Further Things To Think About
When you’re evaluating which freelancer to hire, remember to check if there are any serious complaints about them. If so, is there a pattern to the complaints? Do they turn work in late? Do they take too long to answer or acknowledge email communication? Sometimes freelancers who are just getting into the business have complaints from clients. On the flip side, take note that a freelancer who’s just starting out – even if he has a perfect feedback rating now – may experience growing pains down the road. If someone has been in business for only a month or two, he’s probably not yet experienced enough to know how to handle a full project load. Thus he could easily take on too much work, which will create delays. If you are working with an established freelancer, check to make sure any complaints are long in the past.
Once you hire your freelancer, remember to check if they have any potential connectivity issues such as an ISP (internet service provider) that goes down often, a satellite connection that goes out during inclement weather, or an electrical system that falls prey to frequent brownouts and outages. While most freelancers are thankfully free of such hassles, these issues are more common than you think in in developing countries and rural areas. While this may not be an issue if your freelancer is writing an ebook for you, it becomes a huge issue if they’re doing customer service for you and need to log in to your website every day.

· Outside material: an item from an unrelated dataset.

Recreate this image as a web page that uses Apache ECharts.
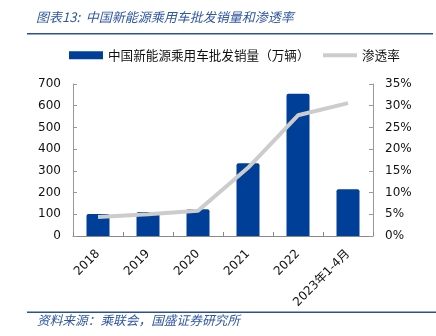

If you are working with a team of freelancers, a great way to increase morale and productivity is by offering incentives when the entire team reaches a milestone, goal, or benchmark. This is a powerfully effective tool because an individual freelancer isn’t just working for himself but must work together with others as a team. If one person fails to meet expectations or deadline on his end of the project, no one gets a reward. This promotes good, quality teamwork because no one wants to be blamed for the team failing to reach a goal. Being kind to your freelance employees will build loyalty and help maintain a low turn over rate. Use common sense for all steps of outsourcing.